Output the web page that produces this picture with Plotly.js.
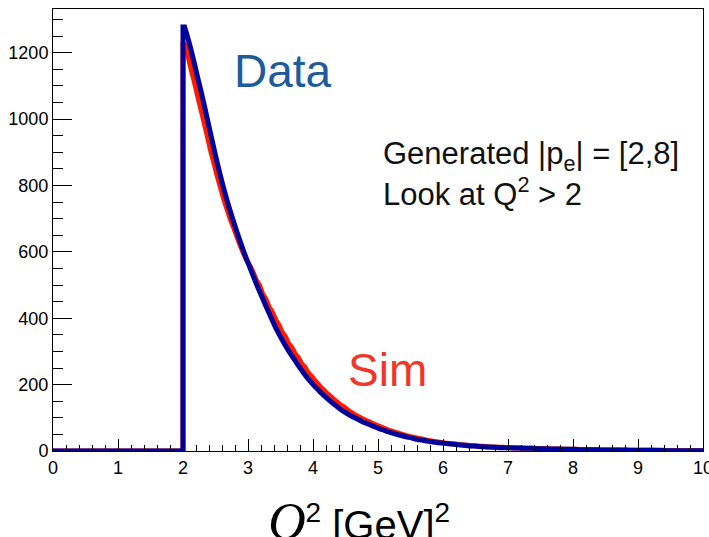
<!DOCTYPE html>
<html>
<head>
<meta charset="utf-8">
<script src="https://cdn.plot.ly/plotly-3.0.1.min.js"></script>
<style>html,body{margin:0;padding:0;background:#fff;}#chart{width:709px;height:537px;}</style>
</head>
<body>
<div id="chart"></div>
<script>
// Histogram binning (Q^2 in GeV^2)
var histStart = 0;
var binStart = 2.0;
var binWidth = 0.05;
var histEnd = 10;

// Data (blue) counts per 0.05 bin from Q^2 = 2.00 to 10.00
var dataCounts = [
  1278,1245,1208,1168,1126,1086,1044,1000,956,912,870,830,792,757,724,693,663,634,606,580,
  555,530,505,482,460,437,415,393,372,353,335,318,302,287,272,257,243,230,217,206,
  195,185,175,166,157,149,141,133,125,119,113,107,102,97,92,87,83,79,75,71,
  67,64,60,57,54,51,48,46,43,41,39,36,34,33,31,29,28,26,25,24,
  23,22,21,20,19,18,17,16,15,15,14,13,13,12,12,11,11,10,10,10,
  10,9,9,9,8,8,8,8,7,7,7,7,6,6,6,6,5,5,5,5,
  5,4,4,4,4,4,4,4,3,3,3,3,3,3,3,3,3,2,2,2,
  2,2,2,2,2,2,2,2,1,1,1,1,1,1,1,1,1,1,1,1
];

// Sim (red) counts per 0.05 bin from Q^2 = 2.00 to 10.00
var simCounts = [
  1225,1192,1150,1112,1070,1030,990,948,905,868,830,795,760,730,700,675,648,622,598,576,
  560,540,516,500,474,458,434,418,396,380,358,345,324,312,293,281,263,253,236,226,
  213,203,191,182,172,164,155,147,139,133,125,118,112,106,101,96,91,87,82,78,
  74,70,66,62,59,56,53,50,47,45,42,40,38,36,34,32,30,29,27,26,
  24,23,22,21,20,19,18,17,16,16,15,14,14,13,12,12,11,11,11,10,
  10,10,9,9,9,8,8,8,8,7,7,7,7,6,6,6,6,5,5,5,
  5,5,4,4,4,4,4,4,3,3,3,3,3,3,3,2,2,2,2,2,
  2,2,2,2,2,2,1,1,1,1,1,1,1,1,1,1,1,1,1,1
];

var yRange = [0, 1332];
var xTickVals = [0,1,2,3,4,5,6,7,8,9,10];
var yTickVals = [0,200,400,600,800,1000,1200];

// Outline of the histogram: zero below the first filled bin, then bin centres
function outlineXY(counts) {
  var xs = [histStart, binStart, binStart], ys = [0, 0, counts[0]];
  for (var i = 0; i < counts.length; i++) {
    xs.push(binStart + (i + 0.5) * binWidth);
    ys.push(counts[i]);
  }
  xs.push(histEnd);
  ys.push(counts[counts.length - 1]);
  return {x: xs, y: ys};
}

var sim = outlineXY(simCounts);
var dat = outlineXY(dataCounts);

var traces = [
  {x: sim.x, y: sim.y, type: 'scatter', mode: 'lines', line: {shape: 'linear', simplify: false, color: '#ff1a00', width: 5}, name: 'Sim', hoverinfo: 'skip'},
  {x: dat.x, y: dat.y, type: 'scatter', mode: 'lines', line: {shape: 'linear', simplify: false, color: '#00009c', width: 5}, name: 'Data', hoverinfo: 'skip'}
];

var tickFont = {family: 'Liberation Sans, Arial, sans-serif', size: 18, color: '#000'};

var layout = {
  width: 709, height: 537,
  margin: {l: 53, r: 6, t: 9, b: 86},
  paper_bgcolor: '#fff', plot_bgcolor: '#fff',
  showlegend: false,
  xaxis: {
    range: [0, 10], tickmode: 'array', tickvals: xTickVals, ticktext: xTickVals.map(String),
    ticks: 'inside', ticklen: 12, tickwidth: 1, tickcolor: '#000',
    minor: {dtick: 0.2, ticks: 'inside', ticklen: 6, tickwidth: 1, tickcolor: '#000'},
    showline: true, linecolor: '#000', linewidth: 1, mirror: true,
    showgrid: false, zeroline: false, tickfont: tickFont, ticklabeloverflow: 'allow'
  },
  yaxis: {
    range: yRange, tickmode: 'array', tickvals: yTickVals, ticktext: yTickVals.map(String),
    ticks: 'inside', ticklen: 19, tickwidth: 1, tickcolor: '#000',
    minor: {dtick: 50, ticks: 'inside', ticklen: 10, tickwidth: 1, tickcolor: '#000'},
    showline: true, linecolor: '#000', linewidth: 1, mirror: true,
    showgrid: false, zeroline: false, tickfont: tickFont, ticklabeloverflow: 'allow'
  },
  annotations: [
    {x: 3.54, y: 1146, xref: 'x', yref: 'y', text: 'Data', showarrow: false,
     font: {family: 'Liberation Sans, Arial, sans-serif', size: 46, color: '#1d5c9c'}, xanchor: 'center', yanchor: 'middle'},
    {x: 5.15, y: 244, xref: 'x', yref: 'y', text: 'Sim', showarrow: false,
     font: {family: 'Liberation Sans, Arial, sans-serif', size: 46, color: '#f2352a'}, xanchor: 'center', yanchor: 'middle'},
    {x: 5.04, y: 889, xref: 'x', yref: 'y', text: 'Generated |p<sub>e</sub>| = [2,8]', showarrow: false,
     font: {family: 'Liberation Sans, Arial, sans-serif', size: 31, color: '#111'}, xanchor: 'left', yanchor: 'middle'},
    {x: 5.04, y: 781, xref: 'x', yref: 'y', text: 'Look at Q<sup>2</sup> > 2', showarrow: false,
     font: {family: 'Liberation Sans, Arial, sans-serif', size: 31, color: '#111'}, xanchor: 'left', yanchor: 'middle'},
    {x: 4.71, y: -0.16, xref: 'x', yref: 'paper', showarrow: false,
     text: '<span style="font-family:Liberation Serif;font-style:italic;font-size:52px">Q</span><sup>2</sup> [GeV]<sup>2</sup>',
     font: {family: 'Liberation Sans, Arial, sans-serif', size: 40, color: '#000'}, xanchor: 'center', yanchor: 'middle'}
  ]
};

Plotly.newPlot('chart', traces, layout, {displayModeBar: false, staticPlot: true});
</script>
</body>
</html>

- - - -

#### [TASK DETAILS]
Write out an exact copy of the listing, first line through the line containing "var histEnd = 10;", with the pictures left out.

#### [ANSWER FOR THIS EXERCISE]
Output the web page that produces this picture with Plotly.js.
<!DOCTYPE html>
<html>
<head>
<meta charset="utf-8">
<script src="https://cdn.plot.ly/plotly-3.0.1.min.js"></script>
<style>html,body{margin:0;padding:0;background:#fff;}#chart{width:709px;height:537px;}</style>
</head>
<body>
<div id="chart"></div>
<script>
// Histogram binning (Q^2 in GeV^2)
var histStart = 0;
var binStart = 2.0;
var binWidth = 0.05;
var histEnd = 10;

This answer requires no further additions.